Apakah ada karya ilmiah atau karya akademis dari mahasiswa sendiri yang membahas tentang kegiatan-kegiatan seminar yang dilaksankaan itu beserta pembahasan isu-isunya? Sudah berapa banyak buku atau dokumentasi yang telah dihasilkan oleh para aktivis kita sekarang ini, yang terlibat dalam berbagai pelaksanaan kegiatan terkait dengan program kegiatan beserta isu-isunya? Paling-paling hanya blog atau website, yang jika dibuka hanya berisikan informasi jadwal sebagai bentuk usaha publikasi. Bukan sebagai usaha penyebaran informasi melalui media dengan tujuan kepentingan pendidikan (edukasi).
Pengamatan yang intens dari penulis sebagai masyarakat umum kampus terhadap kinerja BEM dan DPM, tak ada salahnya pula bahwa penjabaran paragraf di atas bisa kita letakkan sebagai hipotesa awal, paling tidak sebagai warning bagi kita semuanya (termasuk penulis sendiri) bahwa aksi-aksi dari mahasiswa kita pada masa sekarang ini sedang berada di dalam kebuntuan (Buta Narasi). Mengapa penulis berhipotesa demikian? Ya, memang pada kenyataannya bahwa setiap kegiatan atau program yang dilaksanakan, umumnya hanya sekadar menjadi suatu aksi ‘puncak’.
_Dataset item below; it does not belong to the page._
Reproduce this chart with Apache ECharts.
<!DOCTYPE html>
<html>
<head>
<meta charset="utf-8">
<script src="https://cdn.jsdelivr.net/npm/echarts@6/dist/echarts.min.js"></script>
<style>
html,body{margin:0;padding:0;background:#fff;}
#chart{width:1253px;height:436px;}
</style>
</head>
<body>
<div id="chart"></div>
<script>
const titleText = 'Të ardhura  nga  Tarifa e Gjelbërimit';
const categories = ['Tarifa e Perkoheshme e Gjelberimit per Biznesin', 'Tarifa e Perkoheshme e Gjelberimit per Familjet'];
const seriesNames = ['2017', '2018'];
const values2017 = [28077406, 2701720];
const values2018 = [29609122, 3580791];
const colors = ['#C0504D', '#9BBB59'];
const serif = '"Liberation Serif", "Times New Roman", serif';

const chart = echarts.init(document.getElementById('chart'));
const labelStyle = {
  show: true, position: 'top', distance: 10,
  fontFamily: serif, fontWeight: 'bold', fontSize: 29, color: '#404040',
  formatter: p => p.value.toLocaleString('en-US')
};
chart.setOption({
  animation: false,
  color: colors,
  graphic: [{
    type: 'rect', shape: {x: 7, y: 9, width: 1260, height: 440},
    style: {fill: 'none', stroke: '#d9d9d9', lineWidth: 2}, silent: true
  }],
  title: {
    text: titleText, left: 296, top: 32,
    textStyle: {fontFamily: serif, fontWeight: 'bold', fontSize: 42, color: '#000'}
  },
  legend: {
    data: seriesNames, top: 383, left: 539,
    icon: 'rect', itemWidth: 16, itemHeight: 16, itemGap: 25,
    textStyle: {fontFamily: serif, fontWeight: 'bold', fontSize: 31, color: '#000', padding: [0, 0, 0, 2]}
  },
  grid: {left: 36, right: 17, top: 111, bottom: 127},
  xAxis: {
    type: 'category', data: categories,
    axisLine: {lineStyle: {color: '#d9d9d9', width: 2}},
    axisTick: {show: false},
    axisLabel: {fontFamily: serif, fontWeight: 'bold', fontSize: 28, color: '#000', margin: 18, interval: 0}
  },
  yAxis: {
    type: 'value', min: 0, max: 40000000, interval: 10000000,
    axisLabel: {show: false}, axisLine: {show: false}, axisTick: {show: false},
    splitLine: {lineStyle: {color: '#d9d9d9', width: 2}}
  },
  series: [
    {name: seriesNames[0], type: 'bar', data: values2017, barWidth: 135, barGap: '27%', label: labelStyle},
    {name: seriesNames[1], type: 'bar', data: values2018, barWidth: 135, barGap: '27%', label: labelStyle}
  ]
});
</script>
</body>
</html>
Penulis jelaskan lebih lanjut bahwa hari H atau waktu pelaksanaan kegiatan-kegiatan tersebut seolah menjadi puncak gunung besar, puncak dari semua rencana yang telah disusun dalam program kerja, yang tidak ada kelanjutannya ketika acara itu selesai dilaksanakan.
Sekali lagi penulis tegaskan: acara atau kegiatan hanya sebagai puncak dari proses penyusunan rencana dalam program kerja (atau bahkan mungkin tidak ada di dalam proker, melainkan hanya berupa puncak dari proses penyusunan acara di dalam kepanitiaan yang telah dibentuk).
Tidak ada proses pemahaman tentang ‘seberapa penting’ sebuah kegiatan atau acara yang diadakan. Tidak ada proses pengkajian dan pendalaman materi terkait substansi dari kegiatan, yang kemudian menyebabkan pelaksanaan hari H-nya itu tidak memberikan kepuasan kepada kelompok-kelompok yang hobi mengkritik (orang-orang iseng, seperti penulis sendiri).
Proses-proses ini semestinya dilakukan di awal, juga di akhir. Dan karena proses awal yang buruk itu, berakibat kepada tidak adanya keberlanjutan atau aksi susulan dari kegiatan yang telah dilakukan. Seminar dan diskusi hanya sekadar menjadi kegiatan diskusi sesaat ketika diskusi itu dilaksanakan.
Yang lebih mengherankan adalah hingga sekarang belum ada gebrakan yang dilakukan oleh dua lembaga tertinggi ini, DPM yang semestinya menjadi mitra oposisi eksekutif malah stuck dalam peniadaan rasionalisasi jika beracu kepada Negara yaitu lembaga eksekutif tidak boleh menjalankan agenda atau program kerja sebelum melakukan temu upaya merasionalisasikannya kepada legislatif.
Penulis menebak pasti dalam agenda akhir BEM adalah diadakannya kegiatan berupa ‘pesta’. ‘Pesta’ ini sebagai bentuk perayaan berakhirnya masa aktif anggota-anggota BEM, dan dengan bangga pula menyatakan telah melakukan sesuatu yang berarti, padahal sesuatu yang dikatakan berarti itu hanyalah berupa kegiatan-kegiatan tanpa konsep, yang diadakan dalam bentuk tontonan dan acara hiburan semata.
Sebelum penulis mengakhir tulisan cinta ini, izinkan penulis bersaksi bahwa tulisan ini semata-mata rasa cinta dan sayang kepada seluruh mahasiswa Universitas Mataram dan sebagai bentuk pengejawantahan nilai tridarma perguruan tinggi dalam diri penulis. (*)
Penulis adalah mahasiswa Ilmu Komunikasi Universitas Mataram.